I recently started transcribing some documents from the Draper Manuscript Collection. Lyman C. Draper was an obsessive historian who lived during the 1800s and researched persons of interest to him, often from the south. Oddly, while searching for information about one individual, he would become interested in a colleague and would then pursue their life story as well. Draper was unique in that he sent questionnaires to related individuals sometimes long after his research target was deceased. He asked about family, migration, military service, and more. Women and children were also included in his research. He was an excellent example of a cluster researcher, far ahead of his time.
In the case of Tecumseh, he interviewed many who did battle with him, including those who had claim on taking his life. He interviewed people from his tribe to determine if Tecumseh had any remaining blood descendants.
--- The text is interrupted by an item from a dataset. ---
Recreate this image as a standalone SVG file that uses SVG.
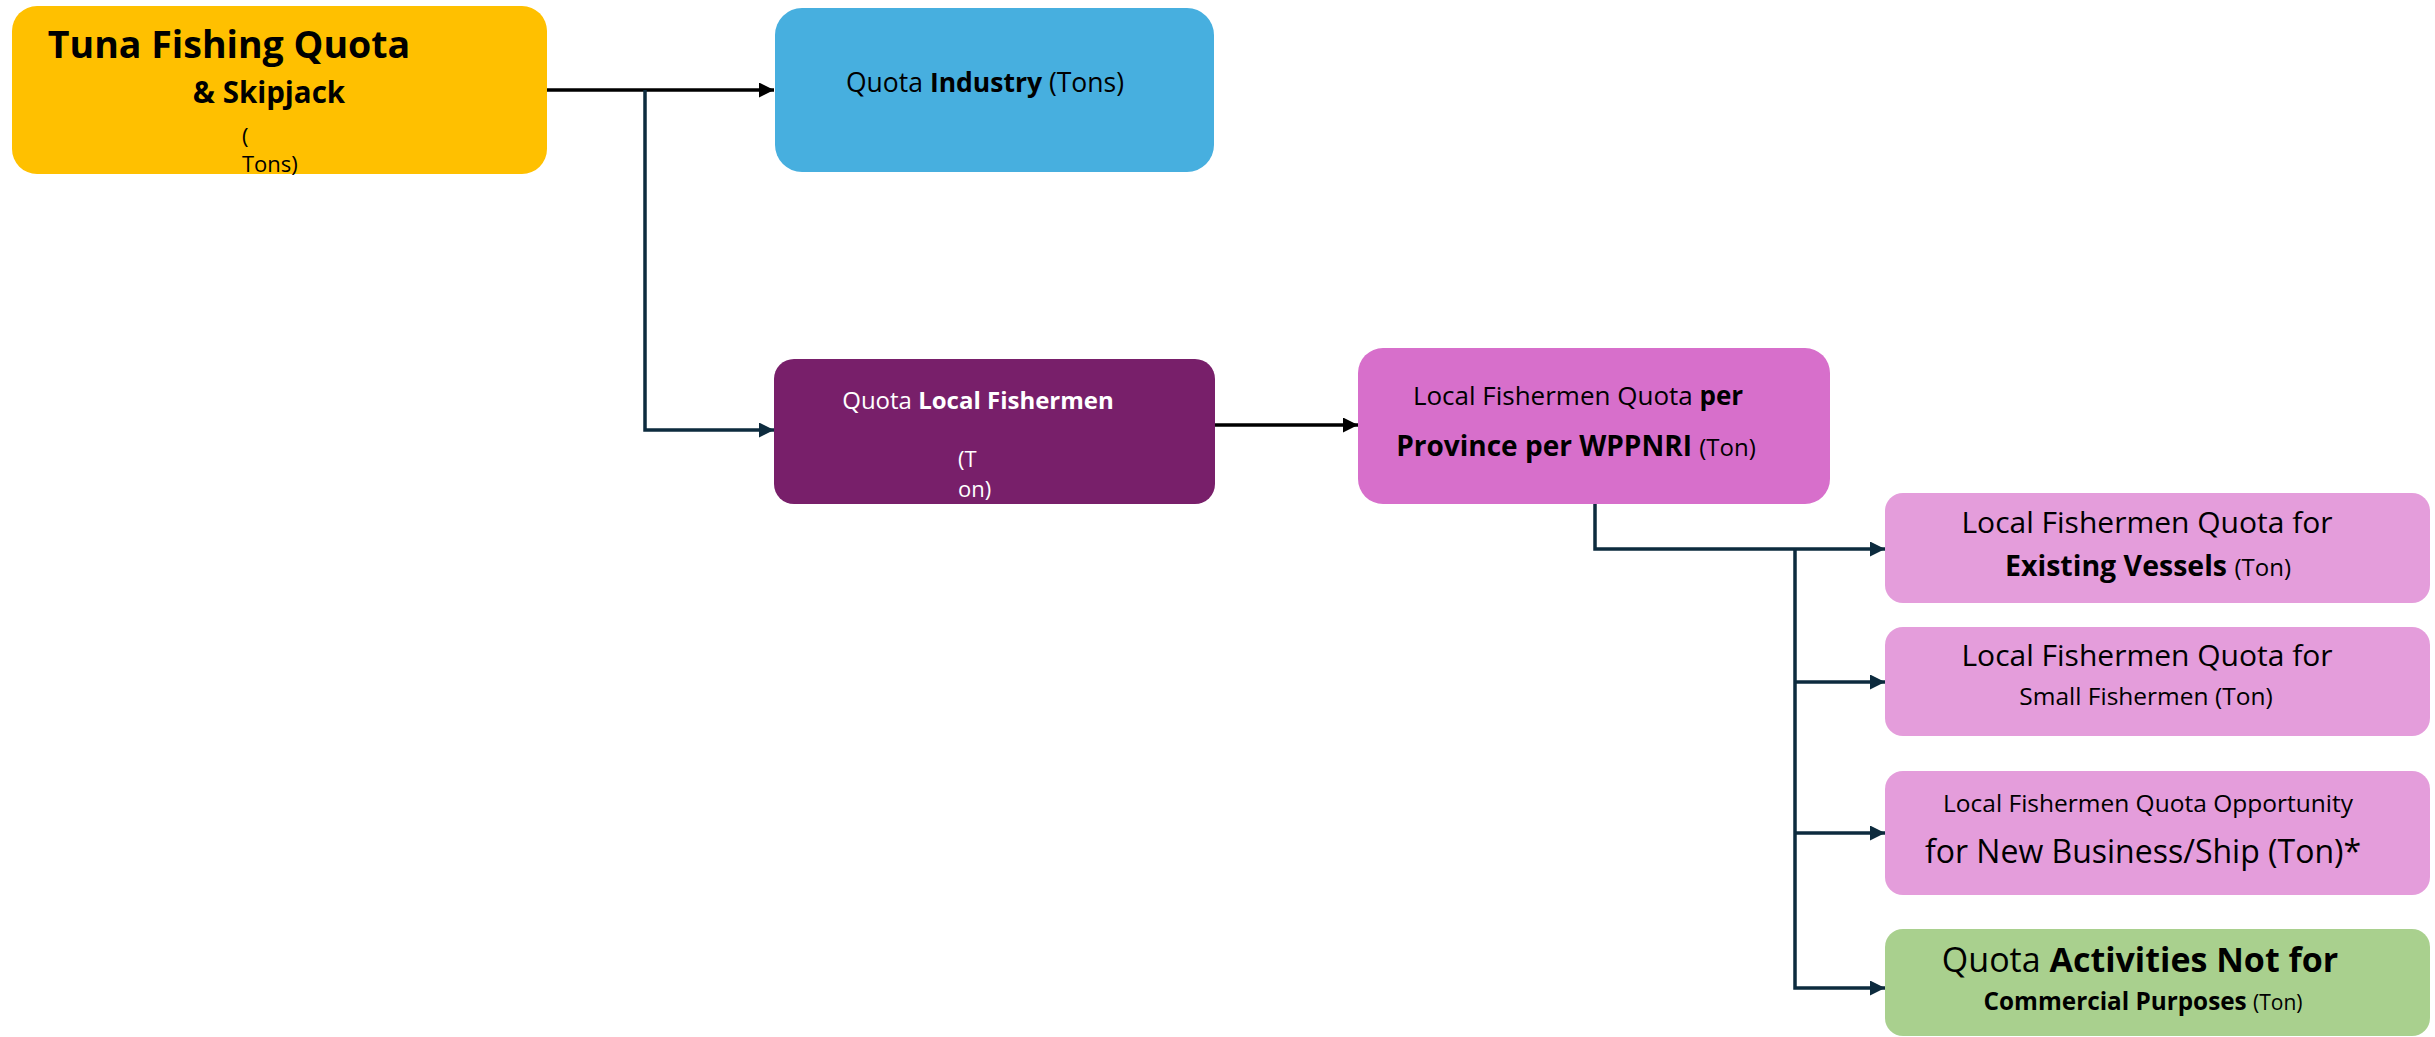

In the case of my ancestor, Draper wrote letters to surviving family members and colleagues. These family members in turn interviewed war buddies, documented remembrances from parents and others now deceased, wrote letters to cousins to determine if any personal papers survived, and reported back their findings to Draper. The letters are dated in the 1840s and stretch back over a century in content, listing the migration patterns, revolutionary war activities, siblings, birth and death details, marriage information, and whether or not each sibling left behind any living posterity. The recollections take the family back several generations and even document the exchange or transfer of property to which heirs.
While Josephine Harper created a guide to the Draper Manuscript Collection, it is not a complete index of the collection. Letters from related individuals may be included, or ancestors may be mentioned in the letters, but without a complete index, this handwritten collection of ancestral gold it is still not easily searched.
While I'm certain that there were those who thought Draper a very unusual individual in his day, his work is priceless today. Indeed, when one is lucky enough to have an ancestor who caught Draper's attention, it's as good as stepping back in time and hiring a genealogist to locate early ancestral information that exists in no other form.
This is the best description of what the Draper Manuscript Collection is all about that I have run across. Thank you!